Sounds were reduced from the constant hum of the highway and a nearby mill to the clopping of the horses’ hooves. Leaves brushed lightly on their flanks along the way.

At an open road guide Rick McKinney asks if the group is ready for a short gallop.

Everyone is game and those who don’t speak up quickly enough soon find themselves powerless to stop their horses from joining in with the others.

Any yelps of "Whoa Blue, Whoa" fell on deaf ears, as did "Please Stop" and "Help." Blue apparently wasn’t being left behind.

McKinney makes it look easy, riding Little Red as one, moving in the saddle with grace. Of course, he has been in the saddle since before he could walk.

Others bounced down the 500 metres, certain they would bounce directly from saddle to ground and to certain death.

Gripping the horses’ flanks, the reins, the pommel of the saddle, anything to stay on top, the endless stretch of 500 metres came to a merciful end.

McKinney laughingly called for a release of the "death-grip" on the reins and beating hearts soon returned to normal.

It was terrifying and at the same time, terribly exhilarating, something akin to staring down a snowy shoot, debating the merits and pitfalls and then being pushed before arriving at a decision.

The horses carry on. Everything settles down once again to rhythm.

Twisting around in his leather saddle, McKinney wiped the sweat beading his forehead on the shoulder of his blue plaid shirt.

"Okay guys, try to keep it quiet for the next little while," he said softly.

"We’re heading into prime bear country and if we’re quiet, maybe we can sneak up and get really close to one."

He grinned and swivelled back around.

Nudging Little Red, his giant mare of questionable name, McKinney gave the subtle signal for the other horses to follow him into the great beyond.

Some may have looked a little wary about the prospect of coming face to face with a black bear in the Squamish forest but that’s just one of the potential perks of the two-hour horseback tour.

From the forest the horses meandered into an open field bordered by the majestic backdrop of the mighty snow-capped Tantalus mountain range.

This is where the bears hang out.

"They love it up here with all the berries," said McKinney.

There were no bears to creep up on this particular day, and some riders breathed a small sigh of relief.

Two Portland, Oregon visitors, who had returned to the stables for the second day in a row on their 10-day trip to Whistler, weren’t too disappointed the black bears were in hiding. Just the day before they had spied a mother and her three cubs from atop their horses.

They came back again because the first time was so much fun.

This is key for owner Mike McKinney, Rick’s father, who said repeat business is one of the most important things to the business.

Mike Stockwell said the second time around was even better than the first, despite the bears’ absence.

"I could really get used to this," said Stockwell who had returned to the stables with Linda Grimm

"This is so different from what I’m accustomed to in Oregon."

Their second trip was made even more memorable with the discovery of an artist’s conch in the depths of the forest.

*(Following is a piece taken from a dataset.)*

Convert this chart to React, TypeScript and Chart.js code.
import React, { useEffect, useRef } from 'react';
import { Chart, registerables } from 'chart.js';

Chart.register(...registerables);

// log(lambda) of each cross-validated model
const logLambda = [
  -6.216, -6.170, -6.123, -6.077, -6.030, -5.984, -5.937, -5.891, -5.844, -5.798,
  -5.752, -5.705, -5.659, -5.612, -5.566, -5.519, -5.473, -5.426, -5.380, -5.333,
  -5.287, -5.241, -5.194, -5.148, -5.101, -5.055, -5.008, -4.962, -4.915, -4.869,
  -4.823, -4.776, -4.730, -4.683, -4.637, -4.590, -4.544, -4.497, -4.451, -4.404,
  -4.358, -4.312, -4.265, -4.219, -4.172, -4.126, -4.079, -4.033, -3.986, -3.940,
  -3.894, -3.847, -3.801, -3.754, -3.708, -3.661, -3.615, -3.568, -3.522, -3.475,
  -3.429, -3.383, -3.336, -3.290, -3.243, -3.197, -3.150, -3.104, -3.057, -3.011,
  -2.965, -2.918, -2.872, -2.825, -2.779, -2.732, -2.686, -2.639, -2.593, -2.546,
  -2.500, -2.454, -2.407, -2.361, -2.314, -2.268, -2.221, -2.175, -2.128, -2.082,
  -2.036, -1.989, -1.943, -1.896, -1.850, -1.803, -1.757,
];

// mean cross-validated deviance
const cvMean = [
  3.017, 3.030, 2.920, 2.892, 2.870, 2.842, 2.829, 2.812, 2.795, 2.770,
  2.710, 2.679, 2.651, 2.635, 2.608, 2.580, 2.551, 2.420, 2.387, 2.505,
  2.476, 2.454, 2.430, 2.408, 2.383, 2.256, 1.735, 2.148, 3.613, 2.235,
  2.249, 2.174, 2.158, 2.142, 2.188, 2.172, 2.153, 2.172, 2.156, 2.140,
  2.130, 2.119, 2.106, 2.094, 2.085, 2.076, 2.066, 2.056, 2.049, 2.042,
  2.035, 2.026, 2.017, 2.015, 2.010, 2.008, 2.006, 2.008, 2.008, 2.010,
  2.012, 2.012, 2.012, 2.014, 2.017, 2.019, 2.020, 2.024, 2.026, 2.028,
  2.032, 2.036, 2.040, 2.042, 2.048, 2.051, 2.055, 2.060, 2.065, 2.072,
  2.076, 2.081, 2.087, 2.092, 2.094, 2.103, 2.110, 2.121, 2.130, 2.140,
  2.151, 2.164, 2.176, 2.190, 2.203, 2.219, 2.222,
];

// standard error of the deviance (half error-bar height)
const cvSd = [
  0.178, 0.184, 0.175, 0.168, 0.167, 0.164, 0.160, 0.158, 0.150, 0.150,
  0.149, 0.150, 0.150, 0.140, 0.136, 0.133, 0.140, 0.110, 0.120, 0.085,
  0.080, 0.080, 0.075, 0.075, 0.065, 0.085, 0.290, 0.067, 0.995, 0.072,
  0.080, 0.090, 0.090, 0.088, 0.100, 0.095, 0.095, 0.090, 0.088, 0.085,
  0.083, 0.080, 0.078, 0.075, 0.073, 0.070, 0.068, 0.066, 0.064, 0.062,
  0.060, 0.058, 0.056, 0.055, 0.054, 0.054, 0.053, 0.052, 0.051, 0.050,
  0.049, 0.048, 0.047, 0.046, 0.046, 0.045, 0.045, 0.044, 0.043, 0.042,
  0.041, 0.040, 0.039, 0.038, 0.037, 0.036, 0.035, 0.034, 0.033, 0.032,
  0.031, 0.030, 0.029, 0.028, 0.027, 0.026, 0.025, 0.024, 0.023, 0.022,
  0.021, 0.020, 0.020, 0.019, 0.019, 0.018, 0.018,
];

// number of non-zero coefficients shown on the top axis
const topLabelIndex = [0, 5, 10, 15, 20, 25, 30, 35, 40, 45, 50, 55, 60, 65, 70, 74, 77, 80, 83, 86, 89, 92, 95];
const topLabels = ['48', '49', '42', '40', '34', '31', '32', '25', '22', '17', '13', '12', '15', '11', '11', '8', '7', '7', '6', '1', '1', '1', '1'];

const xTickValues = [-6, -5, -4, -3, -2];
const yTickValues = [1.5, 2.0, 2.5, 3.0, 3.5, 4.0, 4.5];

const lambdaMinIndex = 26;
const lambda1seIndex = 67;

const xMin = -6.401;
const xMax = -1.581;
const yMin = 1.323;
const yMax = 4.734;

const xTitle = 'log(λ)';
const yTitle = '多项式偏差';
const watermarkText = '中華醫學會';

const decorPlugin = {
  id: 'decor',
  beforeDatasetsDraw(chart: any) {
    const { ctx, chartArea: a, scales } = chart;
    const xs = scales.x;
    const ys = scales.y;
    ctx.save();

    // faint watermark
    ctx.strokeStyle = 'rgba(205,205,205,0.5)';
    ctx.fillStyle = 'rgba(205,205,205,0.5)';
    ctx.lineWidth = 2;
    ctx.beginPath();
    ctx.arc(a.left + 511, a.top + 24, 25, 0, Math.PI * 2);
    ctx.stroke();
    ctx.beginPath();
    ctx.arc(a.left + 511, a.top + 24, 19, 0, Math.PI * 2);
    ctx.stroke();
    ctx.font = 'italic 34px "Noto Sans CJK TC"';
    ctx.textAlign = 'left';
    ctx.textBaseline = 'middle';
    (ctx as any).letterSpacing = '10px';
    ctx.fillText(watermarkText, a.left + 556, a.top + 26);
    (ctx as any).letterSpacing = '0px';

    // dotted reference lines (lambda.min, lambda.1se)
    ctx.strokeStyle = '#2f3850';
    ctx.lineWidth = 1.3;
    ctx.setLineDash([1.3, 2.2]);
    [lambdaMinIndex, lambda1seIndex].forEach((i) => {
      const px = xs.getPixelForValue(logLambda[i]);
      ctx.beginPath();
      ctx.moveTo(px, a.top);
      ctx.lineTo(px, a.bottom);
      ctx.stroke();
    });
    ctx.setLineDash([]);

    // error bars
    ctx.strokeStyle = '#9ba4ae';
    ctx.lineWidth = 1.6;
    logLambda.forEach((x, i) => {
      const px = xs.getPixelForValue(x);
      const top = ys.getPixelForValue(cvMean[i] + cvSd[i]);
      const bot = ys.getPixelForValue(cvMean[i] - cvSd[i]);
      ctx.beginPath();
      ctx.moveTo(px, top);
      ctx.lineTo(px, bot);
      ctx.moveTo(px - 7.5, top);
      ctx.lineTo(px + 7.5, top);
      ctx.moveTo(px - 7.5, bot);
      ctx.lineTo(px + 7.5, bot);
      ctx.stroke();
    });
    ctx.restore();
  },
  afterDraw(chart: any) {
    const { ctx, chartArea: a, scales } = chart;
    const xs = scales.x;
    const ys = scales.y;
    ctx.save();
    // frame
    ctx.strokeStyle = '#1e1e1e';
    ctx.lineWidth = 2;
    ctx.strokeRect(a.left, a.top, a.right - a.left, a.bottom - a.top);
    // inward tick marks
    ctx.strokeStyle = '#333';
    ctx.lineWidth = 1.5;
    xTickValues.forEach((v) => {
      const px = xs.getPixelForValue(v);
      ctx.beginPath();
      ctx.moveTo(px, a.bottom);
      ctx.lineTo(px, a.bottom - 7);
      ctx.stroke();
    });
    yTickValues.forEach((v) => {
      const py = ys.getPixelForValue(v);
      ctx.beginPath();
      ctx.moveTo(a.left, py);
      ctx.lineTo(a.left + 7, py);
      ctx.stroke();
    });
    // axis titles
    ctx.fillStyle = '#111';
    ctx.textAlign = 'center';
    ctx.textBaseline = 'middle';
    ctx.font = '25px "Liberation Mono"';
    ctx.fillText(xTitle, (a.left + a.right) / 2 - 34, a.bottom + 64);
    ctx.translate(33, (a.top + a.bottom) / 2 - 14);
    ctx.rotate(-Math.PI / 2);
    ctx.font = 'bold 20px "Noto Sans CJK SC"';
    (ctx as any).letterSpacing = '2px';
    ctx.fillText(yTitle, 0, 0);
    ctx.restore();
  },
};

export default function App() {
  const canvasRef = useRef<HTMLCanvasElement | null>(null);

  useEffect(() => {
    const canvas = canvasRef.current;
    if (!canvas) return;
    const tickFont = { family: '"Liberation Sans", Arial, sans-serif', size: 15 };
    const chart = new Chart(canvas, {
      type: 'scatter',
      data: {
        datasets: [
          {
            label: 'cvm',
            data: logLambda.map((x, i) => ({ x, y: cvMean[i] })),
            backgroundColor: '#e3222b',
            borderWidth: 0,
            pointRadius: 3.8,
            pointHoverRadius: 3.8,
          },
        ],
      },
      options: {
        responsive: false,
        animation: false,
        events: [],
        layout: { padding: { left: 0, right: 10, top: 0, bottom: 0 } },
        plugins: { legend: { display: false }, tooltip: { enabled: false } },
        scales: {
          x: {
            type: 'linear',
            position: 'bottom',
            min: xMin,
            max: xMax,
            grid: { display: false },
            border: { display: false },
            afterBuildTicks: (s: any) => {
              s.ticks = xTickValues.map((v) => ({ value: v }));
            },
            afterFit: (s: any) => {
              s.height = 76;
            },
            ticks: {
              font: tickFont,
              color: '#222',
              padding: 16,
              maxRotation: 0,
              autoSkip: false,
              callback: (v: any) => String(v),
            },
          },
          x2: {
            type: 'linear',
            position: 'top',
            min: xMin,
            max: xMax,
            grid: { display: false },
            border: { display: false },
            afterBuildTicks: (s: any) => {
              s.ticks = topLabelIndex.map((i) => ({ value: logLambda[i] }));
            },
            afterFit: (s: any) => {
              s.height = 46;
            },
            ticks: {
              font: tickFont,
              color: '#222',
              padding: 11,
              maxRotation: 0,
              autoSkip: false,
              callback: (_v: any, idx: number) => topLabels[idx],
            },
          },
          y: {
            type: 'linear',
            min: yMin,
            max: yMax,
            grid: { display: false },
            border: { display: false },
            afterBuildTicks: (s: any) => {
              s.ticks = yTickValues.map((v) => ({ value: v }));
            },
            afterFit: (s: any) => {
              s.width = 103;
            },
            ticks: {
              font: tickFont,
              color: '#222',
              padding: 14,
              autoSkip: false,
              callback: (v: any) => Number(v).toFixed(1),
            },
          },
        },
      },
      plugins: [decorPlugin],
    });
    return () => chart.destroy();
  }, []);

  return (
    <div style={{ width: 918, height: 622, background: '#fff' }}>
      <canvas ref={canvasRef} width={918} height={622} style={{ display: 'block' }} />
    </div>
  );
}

Grimm slid quickly from her horse when she saw the massive fungus growing on the tree and pulled it from the bark, careful not to damage its creamy white underside.

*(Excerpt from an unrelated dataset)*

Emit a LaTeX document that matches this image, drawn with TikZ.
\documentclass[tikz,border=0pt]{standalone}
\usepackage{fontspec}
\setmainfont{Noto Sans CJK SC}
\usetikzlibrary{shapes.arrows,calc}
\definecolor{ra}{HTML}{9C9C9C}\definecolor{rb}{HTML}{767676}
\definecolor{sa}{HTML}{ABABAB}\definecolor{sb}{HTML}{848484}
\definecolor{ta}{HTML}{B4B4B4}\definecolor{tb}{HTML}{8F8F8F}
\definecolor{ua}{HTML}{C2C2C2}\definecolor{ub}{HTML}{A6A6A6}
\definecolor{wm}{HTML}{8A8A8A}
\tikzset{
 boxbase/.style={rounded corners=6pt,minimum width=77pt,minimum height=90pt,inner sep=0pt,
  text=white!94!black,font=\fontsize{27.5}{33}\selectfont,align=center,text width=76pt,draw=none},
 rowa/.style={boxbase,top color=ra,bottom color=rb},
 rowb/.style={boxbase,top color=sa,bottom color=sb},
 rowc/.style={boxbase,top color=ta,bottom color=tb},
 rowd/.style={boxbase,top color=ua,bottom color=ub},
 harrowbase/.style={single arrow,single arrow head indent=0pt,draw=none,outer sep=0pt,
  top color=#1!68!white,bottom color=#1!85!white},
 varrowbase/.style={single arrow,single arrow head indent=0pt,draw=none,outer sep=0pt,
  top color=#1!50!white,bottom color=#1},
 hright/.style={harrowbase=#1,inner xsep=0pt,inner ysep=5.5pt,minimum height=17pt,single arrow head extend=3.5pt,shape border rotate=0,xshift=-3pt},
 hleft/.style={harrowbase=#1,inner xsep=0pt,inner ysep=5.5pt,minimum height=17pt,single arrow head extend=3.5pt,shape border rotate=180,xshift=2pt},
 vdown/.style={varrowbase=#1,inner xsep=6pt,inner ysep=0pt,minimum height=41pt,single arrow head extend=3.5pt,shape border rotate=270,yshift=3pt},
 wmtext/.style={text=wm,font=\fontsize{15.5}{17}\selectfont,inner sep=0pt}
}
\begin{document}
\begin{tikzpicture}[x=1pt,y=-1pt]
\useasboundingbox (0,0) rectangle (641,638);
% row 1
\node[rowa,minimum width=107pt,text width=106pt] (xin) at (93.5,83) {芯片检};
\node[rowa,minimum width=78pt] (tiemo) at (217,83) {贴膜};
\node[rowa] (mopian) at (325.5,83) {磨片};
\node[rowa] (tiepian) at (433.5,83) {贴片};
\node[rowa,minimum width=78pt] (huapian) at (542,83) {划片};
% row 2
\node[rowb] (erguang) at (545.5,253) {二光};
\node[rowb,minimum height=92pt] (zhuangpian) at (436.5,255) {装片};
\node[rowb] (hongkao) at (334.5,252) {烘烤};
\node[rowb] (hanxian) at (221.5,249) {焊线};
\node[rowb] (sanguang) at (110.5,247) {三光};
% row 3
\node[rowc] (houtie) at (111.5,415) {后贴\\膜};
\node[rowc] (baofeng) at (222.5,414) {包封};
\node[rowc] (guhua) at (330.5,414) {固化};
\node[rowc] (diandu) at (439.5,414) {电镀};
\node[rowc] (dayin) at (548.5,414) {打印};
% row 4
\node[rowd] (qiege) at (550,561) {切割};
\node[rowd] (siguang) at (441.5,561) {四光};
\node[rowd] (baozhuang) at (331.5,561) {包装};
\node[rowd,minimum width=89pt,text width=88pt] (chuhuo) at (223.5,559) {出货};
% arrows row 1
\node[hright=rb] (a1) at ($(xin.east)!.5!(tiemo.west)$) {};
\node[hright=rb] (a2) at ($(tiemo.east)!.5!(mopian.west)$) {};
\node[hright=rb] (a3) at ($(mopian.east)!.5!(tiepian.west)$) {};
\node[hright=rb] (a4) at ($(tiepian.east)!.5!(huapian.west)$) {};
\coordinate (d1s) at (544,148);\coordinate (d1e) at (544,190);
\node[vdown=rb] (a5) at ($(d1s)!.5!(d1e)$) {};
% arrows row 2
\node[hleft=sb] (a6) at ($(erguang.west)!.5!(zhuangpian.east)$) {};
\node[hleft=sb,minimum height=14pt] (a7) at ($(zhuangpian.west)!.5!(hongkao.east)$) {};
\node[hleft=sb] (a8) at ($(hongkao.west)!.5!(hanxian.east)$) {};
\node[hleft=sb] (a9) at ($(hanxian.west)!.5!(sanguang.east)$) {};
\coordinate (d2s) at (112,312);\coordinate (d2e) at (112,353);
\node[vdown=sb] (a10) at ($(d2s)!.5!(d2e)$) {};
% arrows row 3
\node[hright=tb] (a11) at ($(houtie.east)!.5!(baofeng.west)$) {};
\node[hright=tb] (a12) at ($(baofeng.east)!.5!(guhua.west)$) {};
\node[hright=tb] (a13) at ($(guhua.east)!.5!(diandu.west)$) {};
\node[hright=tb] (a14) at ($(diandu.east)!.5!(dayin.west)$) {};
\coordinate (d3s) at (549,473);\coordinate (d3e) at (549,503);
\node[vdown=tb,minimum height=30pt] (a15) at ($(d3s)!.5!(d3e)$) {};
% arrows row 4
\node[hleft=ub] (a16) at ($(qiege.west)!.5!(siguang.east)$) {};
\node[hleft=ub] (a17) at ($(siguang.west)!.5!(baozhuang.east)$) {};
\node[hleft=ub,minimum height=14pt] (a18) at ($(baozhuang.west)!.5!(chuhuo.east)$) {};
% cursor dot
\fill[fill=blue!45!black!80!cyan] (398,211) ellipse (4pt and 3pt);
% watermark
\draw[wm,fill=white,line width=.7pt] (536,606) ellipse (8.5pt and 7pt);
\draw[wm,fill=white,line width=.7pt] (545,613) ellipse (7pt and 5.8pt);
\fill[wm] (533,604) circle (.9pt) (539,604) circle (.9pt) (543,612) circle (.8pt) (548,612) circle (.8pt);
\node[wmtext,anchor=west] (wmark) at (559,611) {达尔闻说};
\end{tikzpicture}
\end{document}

It was a rare find. Grimm and Stockwell collect conches decorated by artists. They have about 25 in their home.

Heading back to the stables where the horses stand in tethered line, there is another short expanse of road.

After two hours on Blue’s back there was a confidence and ease that wasn’t there at the beginning. The short gallop began once again but the yelps of "Whoa Blue" had turned into "Whoo-Hoo’s."

While it was hardly the fluid motion akin to those born in the saddle, the death grip at least, wasn’t so tight the second time around.

More than just the horseback rides the Sea to Sky Stables also offers overnight traditional chuck wagon beds for the night.

There are seven chuck wagons, sleeping 12 each. The stables, like others in the area, can also organize ATV, kayak, and whitewater rafting tours.

They also offer a Survivor Series for team building.

While it may not be the Calgary Stampede, it’s still a little piece of cowboy country.

Visitors can check out stables in Squamish, Whistler and Pemberton.